Struggled to drag myself out of bed this morning. It was another restless night’s sleep hampered by this totally unexplained knot of anxiety in my lower abdomen keeping me awake. After two hours of just lying there after Mrs Jones left for work I finally motivated myself to get out of bed and go for a run.
I needed something positive to do, my work has ground to a halt now the initial rush of Covid communications – leaflets, web updates, social media – seem to have dissipated.
Last week it felt like the country was on the road to returning to something close to normality. Today all I seem to see and read in the news media is more negativity.
No one seems to want to get back to work. The TUC has reared its ugly head to demand a totally impractical set of legal guarantees around health that would make it impossible for many businesses to take the risk of opening up.

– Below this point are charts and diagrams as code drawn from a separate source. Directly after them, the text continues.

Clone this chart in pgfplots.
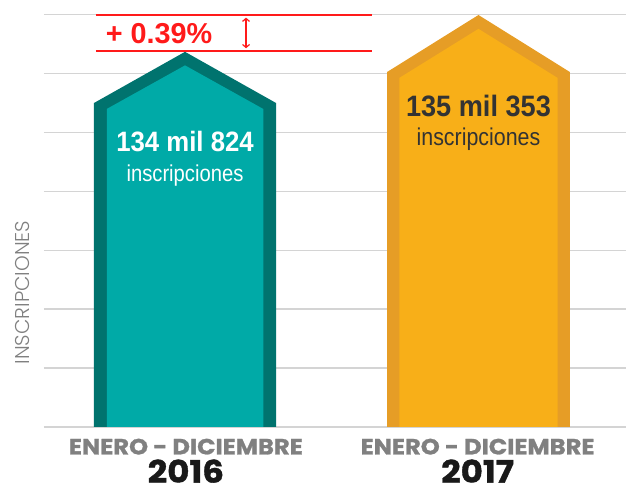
\documentclass[border=0pt]{standalone}
\usepackage{pgfplots}
\pgfplotsset{compat=1.18}
\usetikzlibrary{arrows.meta}
\usepackage{fontspec}
\setmainfont{Liberation Sans}
\newfontfamily\cond[FakeStretch=0.92]{Liberation Sans}
\newfontfamily\condl[FakeStretch=0.88]{Liberation Sans}
\newfontfamily\popB[FakeStretch=1.1,FakeBold=1.2]{Poppins Bold}
\newfontfamily\popl{Poppins Light}
\definecolor{tealfill}{HTML}{00AAA7}
\definecolor{tealdark}{HTML}{00736E}
\definecolor{yelfill}{HTML}{F8AF18}
\definecolor{yeldark}{HTML}{E69D26}
\definecolor{gridgray}{HTML}{D4D4D4}
\definecolor{myred}{HTML}{FF1A1A}
\definecolor{labgray}{HTML}{808080}
\definecolor{txtdark}{HTML}{333333}
\begin{document}
\begin{tikzpicture}
\begin{axis}[
  width=632bp, height=491bp, scale only axis,
  xmin=0.3664, xmax=2.5308, ymin=-1.0866, ymax=7.2496,
  axis line style={draw=none}, ticks=none, clip=false]
% grid lines
\pgfplotsinvokeforeach{0,1,2,3,4,5,6,7}{
  \addplot[gridgray, line width=1.5bp, forget plot] coordinates {(0.517,#1) (2.51,#1)};
}
% 2016 bar
\addplot[fill=tealdark, draw=none] coordinates {(0.688,0) (0.688,5.50) (1,6.37) (1.312,5.50) (1.312,0)} -- cycle;
\addplot[fill=tealfill, draw=none] coordinates {(0.732,0) (0.732,5.40) (1,6.14) (1.268,5.40) (1.268,0)} -- cycle;
% 2017 bar
\addplot[fill=yeldark, draw=none] coordinates {(1.692,0) (1.692,6.027) (2.005,6.995) (2.318,6.027) (2.318,0)} -- cycle;
\addplot[fill=yelfill, draw=none] coordinates {(1.734,0) (1.734,5.927) (2.005,6.76) (2.276,5.927) (2.276,0)} -- cycle;
% red difference markers
\addplot[myred, line width=2bp] coordinates {(0.695,7.0) (1.640,7.0)};
\addplot[myred, line width=2bp] coordinates {(0.695,6.384) (1.640,6.384)};
\addplot[myred, line width=1.2bp, {Straight Barb[length=3bp,width=7bp]}-{Straight Barb[length=3bp,width=7bp]}] coordinates {(1.209,6.95) (1.209,6.43)};
\node[anchor=base, text=myred, font=\fontsize{28.8bp}{30bp}\selectfont\bfseries] at (axis cs:0.911,6.514) {+ 0.39\%};
% values
\node[anchor=base, text=white, font=\fontsize{28bp}{30bp}\cond\bfseries] at (axis cs:1,4.675) {134 mil 824};
\node[anchor=base, text=white, font=\fontsize{23bp}{25bp}\condl] at (axis cs:1,4.160) {inscripciones};
\node[anchor=base, text=txtdark, font=\fontsize{29.5bp}{31bp}\cond\bfseries] at (axis cs:2.005,5.268) {135 mil 353};
\node[anchor=base, text=txtdark, font=\fontsize{24.3bp}{26bp}\condl] at (axis cs:2.005,4.776) {inscripciones};
% category labels
\node[anchor=base, inner sep=0pt, text=labgray, font=\fontsize{22bp}{23bp}\popB] at (axis cs:1.003,-0.465) {ENERO - DICIEMBRE};
\node[anchor=base, inner sep=0pt, text=black!90, font=\fontsize{31bp}{32bp}\popB] at (axis cs:1.003,-0.945) {2016};
\node[anchor=base, inner sep=0pt, text=labgray, font=\fontsize{22bp}{23bp}\popB] at (axis cs:2.002,-0.465) {ENERO - DICIEMBRE};
\node[anchor=base, inner sep=0pt, text=black!90, font=\fontsize{31bp}{32bp}\popB] at (axis cs:2.002,-0.945) {2017};
% y label
\node[rotate=90, text=labgray, font=\fontsize{20bp}{22bp}\popl] at (axis cs:0.442,2.284) {INSCRIPCIONES};
\end{axis}
\end{tikzpicture}
\end{document}
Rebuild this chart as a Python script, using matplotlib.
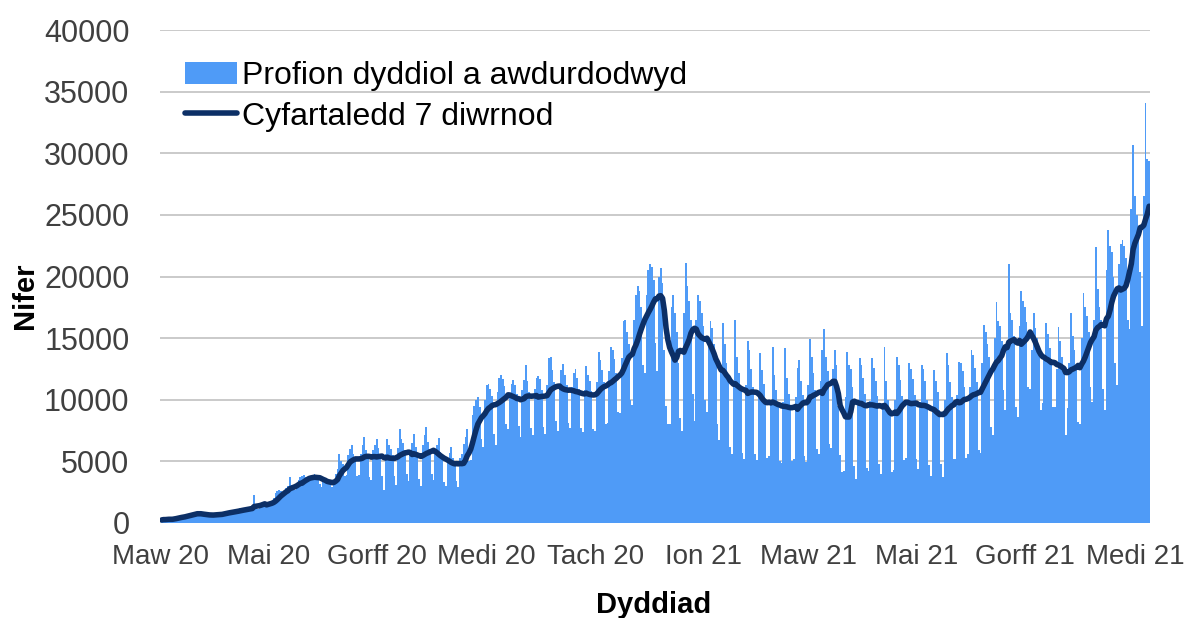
import numpy as np
import pandas as pd
import matplotlib
matplotlib.use("Agg")
import matplotlib.pyplot as plt

plt.rcParams['font.family'] = ['Liberation Sans', 'DejaVu Sans']

# daily tests authorised, one row per week (Mon..Sun), first day 2 Mar 2020
tests_2020_spring = [
    [250, 300, 280, 320, 350, 300, 310],
    [420, 480, 520, 560, 540, 470, 500],
    [680, 740, 800, 820, 790, 700, 720],
    [700, 720, 680, 650, 640, 590, 600],
    [650, 700, 760, 750, 720, 640, 680],
    [880, 940, 960, 950, 920, 800, 850],
    [1050, 1150, 1180, 1150, 1120, 980, 1050],
    [1250, 1300, 1380, 2270, 1300, 1150, 1200],
    [1550, 1700, 1720, 1680, 1600, 1450, 1500],
    [2000, 2400, 2600, 2700, 2600, 2300, 2300],
    [2800, 3000, 3700, 3100, 3000, 2700, 2800],
    [3500, 3700, 3800, 3900, 3700, 3300, 3400],
    [3800, 3900, 4000, 3800, 3600, 3200, 2900],
]
tests_2020_summer = [
    [3300, 3500, 3400, 3500, 3400, 2900, 3100],
    [4000, 4400, 5600, 5000, 4800, 3800, 3900],
    [5500, 6000, 6300, 5600, 5300, 3800, 3900],
    [5600, 6300, 7000, 5900, 5400, 3700, 3500],
    [5900, 6300, 6800, 6100, 5600, 3800, 2700],
    [5600, 6800, 6300, 6000, 5500, 3800, 3100],
    [6100, 7600, 6800, 6500, 5900, 4000, 3400],
    [5800, 6500, 7200, 6200, 5500, 3600, 3000],
    [6300, 7100, 7800, 6600, 6000, 4000, 3500],
    [5700, 6300, 6900, 5800, 5300, 3300, 3000],
    [5100, 5700, 6200, 5300, 5000, 3400, 2900],
    [5300, 5600, 6400, 7000, 7600, 5000, 5100],
    [8800, 9500, 10000, 10200, 9400, 6800, 6200],
]
tests_2020_autumn = [
    [10000, 11200, 11300, 10900, 10300, 7200, 6300],
    [10600, 11800, 12000, 11700, 11100, 8000, 7600],
    [10500, 11300, 11600, 11200, 10500, 7900, 7000],
    [10800, 11600, 12800, 11500, 10600, 7700, 7100],
    [10900, 11800, 11900, 11700, 10800, 7800, 7200],
    [11200, 13400, 13500, 12400, 11400, 8300, 7500],
    [11300, 12400, 12900, 12000, 11200, 8100, 7700],
    [11000, 12200, 12500, 11800, 10900, 7700, 7400],
    [10800, 12700, 12000, 11500, 10700, 7600, 7500],
    [11400, 13900, 13200, 12400, 11400, 8000, 8100],
    [12300, 14300, 14000, 13300, 12200, 9000, 8900],
    [13400, 16400, 16500, 15500, 14500, 10000, 9600],
    [16500, 18500, 19200, 18800, 17500, 12800, 12200],
]
tests_2020_winter = [
    [18500, 20500, 21000, 20800, 19700, 14600, 12300],
    [20000, 20700, 19500, 14000, 9500, 8000, 8000],
    [17500, 18500, 17000, 15500, 13000, 8500, 7500],
    [17000, 21100, 19200, 18000, 16500, 10500, 8300],
    [16500, 18500, 18000, 17000, 16000, 10000, 9000],
    [14500, 16400, 15800, 14500, 13000, 8000, 6700],
    [12500, 16200, 14500, 13000, 11800, 6200, 5600],
    [11500, 16500, 13500, 12200, 11000, 5700, 5200],
    [11200, 14800, 14000, 12500, 11000, 5600, 5100],
]
tests_2021_spring = [
    [10400, 13800, 12400, 11300, 10000, 5300, 5400],
    [10000, 14300, 12000, 10800, 9500, 5000, 4900],
    [9800, 14200, 11800, 10500, 9300, 5000, 5200],
    [10200, 12600, 13200, 11500, 10400, 5400, 4950],
    [11200, 14900, 13500, 12200, 10800, 6000, 5600],
    [11500, 14000, 15700, 13500, 12300, 6400, 6050],
    [12500, 14000, 12800, 9500, 5500, 4100, 4200],
    [10200, 13900, 12800, 12500, 11000, 4600, 3600],
    [10000, 13400, 12800, 11800, 10500, 4500, 4200],
    [9900, 13400, 12600, 11500, 10300, 4800, 4000],
    [9300, 14300, 11500, 10000, 8800, 4100, 4300],
    [10000, 13500, 12800, 11600, 10300, 5100, 5300],
    [10000, 13000, 12500, 11700, 10400, 5200, 4400],
    [9800, 12800, 12500, 11500, 10000, 4700, 3800],
    [9400, 12400, 11500, 10600, 9200, 4800, 3700],
    [10000, 13800, 12800, 11400, 10200, 5200, 5200],
    [10400, 13100, 13000, 12300, 11000, 5300, 5600],
    [11000, 14000, 13600, 12600, 11400, 5900, 5700],
    [13000, 16100, 15500, 14500, 13500, 7800, 7100],
]
tests_2021_summer = [
    [15000, 17900, 16400, 16000, 14800, 10800, 9200],
    [14500, 21000, 17000, 16500, 15200, 9400, 8600],
    [16000, 18800, 18000, 17500, 16300, 11000, 10900],
    [14000, 17000, 15800, 15000, 13800, 9200, 9700],
    [13500, 16200, 15300, 14200, 13000, 9400, 9400],
    [12500, 15900, 14800, 13500, 12300, 7100, 9300],
    [13000, 17000, 15200, 14000, 12800, 8200, 8000],
    [15000, 18700, 17500, 16800, 15500, 11000, 9800],
    [16500, 22400, 19000, 17500, 16500, 10900, 9200],
    [20500, 23800, 22500, 22000, 20000, 13000, 11200],
    [21000, 22600, 23000, 22500, 21500, 16500, 15700],
    [25500, 30700, 26500, 25000, 24000, 20400, 16000],
    [26500, 34100, 29500, 29400],
]

tick_labels = ['Maw 20', 'Mai 20', 'Gorff 20', 'Medi 20', 'Tach 20',
               'Ion 21', 'Maw 21', 'Mai 21', 'Gorff 21', 'Medi 21']

weeks = (tests_2020_spring + tests_2020_summer + tests_2020_autumn
         + tests_2020_winter + tests_2021_spring + tests_2021_summer)
daily = pd.Series([v for w in weeks for v in w], dtype=float)
dates = pd.date_range('2020-03-02', periods=len(daily), freq='D')
daily.index = dates
avg7 = daily.rolling(7, min_periods=1).mean()

fig = plt.figure(figsize=(11.89, 6.18), dpi=100)
ax = fig.add_axes([160 / 1189, 1 - 523 / 618, 990 / 1189, 493 / 618])

bars = ax.bar(dates, daily.values, width=1.0, color='#4f9bf7', linewidth=0,
              zorder=2)
line, = ax.plot(dates, avg7.values, color='#0c2f66', lw=4.0,
                solid_capstyle='round', zorder=3)

ax.set_ylim(0, 40000)
ax.set_yticks(np.arange(0, 40001, 5000))
ax.yaxis.grid(True, color='#c6c6c6', lw=1.3, zorder=0)
ax.set_axisbelow(True)

ticks = pd.date_range('2020-03-01', '2021-09-01', freq='2MS')
ax.set_xticks(ticks)
ax.set_xticklabels(tick_labels)
ax.set_xlim(pd.Timestamp('2020-03-01'), dates[-1] + pd.Timedelta(hours=12))

for s in ax.spines.values():
    s.set_visible(False)
ax.tick_params(axis='both', length=0, colors='#404040')
ax.tick_params(axis='y', labelsize=22, pad=22)
ax.tick_params(axis='x', labelsize=20, pad=15)

ax.set_ylabel('Nifer', fontsize=21, fontweight='bold')
ax.yaxis.set_label_coords(-0.122, 0.46)
ax.set_xlabel('Dyddiad', fontsize=21, fontweight='bold', va='center')
ax.xaxis.set_label_coords(0.499, -0.166)

ax.legend([bars, line], ['Profion dyddiol a awdurdodwyd', 'Cyfartaledd 7 diwrnod'],
          loc='upper left', bbox_to_anchor=(0.025, 0.937), frameon=False,
          fontsize=23, handlelength=1.65, handletextpad=0.15,
          labelspacing=0.33, borderpad=0, borderaxespad=0)

fig.savefig('out.png', dpi=100)
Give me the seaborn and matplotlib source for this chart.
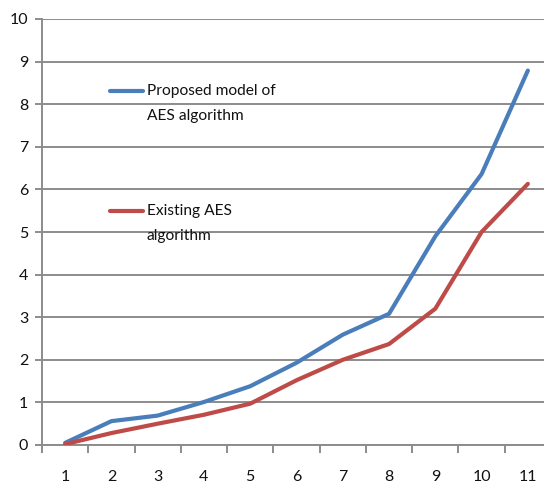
import numpy as np
import pandas as pd
import matplotlib
matplotlib.use("Agg")
import matplotlib.pyplot as plt
import seaborn as sns
from matplotlib.lines import Line2D

# Execution-time measurements for the two AES implementations
runs = [1, 2, 3, 4, 5, 6, 7, 8, 9, 10, 11]
proposed = [0.05, 0.56, 0.69, 1.01, 1.38, 1.93, 2.59, 3.08, 4.90, 6.36, 8.79]
existing = [0.02, 0.28, 0.50, 0.71, 0.97, 1.52, 2.00, 2.37, 3.20, 5.00, 6.13]
series_names = ["Proposed model of\nAES algorithm", "Existing AES\nalgorithm"]
y_ticks = [0, 1, 2, 3, 4, 5, 6, 7, 8, 9, 10]

df = pd.DataFrame({
    "run": runs * 2,
    "time": proposed + existing,
    "series": [series_names[0]] * len(runs) + [series_names[1]] * len(runs),
})

sns.set_theme(style="white")
plt.rcParams["font.family"] = ["Lato", "DejaVu Sans"]

palette = {series_names[0]: "#4A7EBB", series_names[1]: "#BE4B48"}
grid_col = "#8C8C8C"
text_col = "#111111"

fig = plt.figure(figsize=(5.44, 4.83), dpi=100)
ax = fig.add_axes([42 / 544, 38 / 483, 509 / 544, 426 / 483])

sns.lineplot(data=df, x="run", y="time", hue="series", palette=palette,
             linewidth=3.0, ax=ax, legend=False, zorder=3)

ax.set_xlim(0.5, 11.5)
ax.set_ylim(0, 10)
ax.set_yticks(y_ticks)
ax.set_xticks(runs)
ax.set_xticks(np.arange(0.5, 12, 1.0), minor=True)
ax.set_xlabel("")
ax.set_ylabel("")

ax.yaxis.grid(True, color=grid_col, linewidth=1.4)
ax.set_axisbelow(True)
for side in ["top", "right"]:
    ax.spines[side].set_visible(False)
for side in ["left", "bottom"]:
    ax.spines[side].set_color(grid_col)
    ax.spines[side].set_linewidth(1.4)

ax.tick_params(axis="y", which="major", left=True, length=5, width=1.4,
               color=grid_col, labelsize=11.5, pad=5, labelcolor=text_col)
ax.tick_params(axis="x", which="major", bottom=False, length=0,
               labelsize=11.5, pad=18, labelcolor=text_col)
ax.tick_params(axis="x", which="minor", bottom=True, length=6, width=1.4,
               color=grid_col)

# Legend placed inside the plot area, key aligned with the first text line
legend_items = [
    (series_names[0], palette[series_names[0]], 0.832),
    (series_names[1], palette[series_names[1]], 0.550),
]
for label, color, ypos in legend_items:
    ax.add_line(Line2D([0.134, 0.198], [ypos, ypos], transform=ax.transAxes,
                       color=color, linewidth=3.0, solid_capstyle="round",
                       zorder=4))
    ax.text(0.206, ypos + 0.016, label, transform=ax.transAxes, fontsize=11.2,
            va="top", ha="left", color=text_col, linespacing=2.05, zorder=4)

fig.savefig("out.png", dpi=100)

Teaching unions are fighting tooth and nail to keep schools closed until September despite the fact that there’s no reported cases of children under 10 spreading the virus. It almost feels as if they regard education as having no value at all.
Even the good things that have been done such as the opening of the new Nightingale hospitals which thankfully have not been needed are now presented =as a waste of time and resources.
The new NHS tracing app which is being trialled today on the Isle of Wight is getting the most hysterical reaction from lefties on Twitter as if it’s some Dominic Cummings-inspired Conservative conspiracy to control us all forever. This has been fuelled by a totally irresponsible article in The Guardian.
Surely the job of all those in positions of influence is to provide reassurance to an anxious and frightened public that we can resume some vital parts of normal life, and you don’t get much more vital than education and work.
People need reminding coronavirus remains a disease that most people do not even know they’ve had or experience just mild symptoms. The findings of a German study of the effects of the virus on a single community – Gangelt which was the epicentre of the country’s first major outbreak – puts the fatality rate at 0.37%. That’s considerably less than the percentage who die on the UK’s roads each year and we are now past the virus’ peak.
My morning run certainly helped clear some of my depressing feelings. It’s also, I like to think, helping me keep healthy. Another report argues that obesity is more of an indicator of how likely you are to become seriously ill with coronavirus than your age.
About two years ago before my fitness campaign I was two stones heavier and suffering from high blood pressure. Now my BMI is just below 25 and my BP is in the healthy range.
Thank god for the running, it’s helping me stay positive, getting rid of that anxiety knot and hopefully keeping me alive.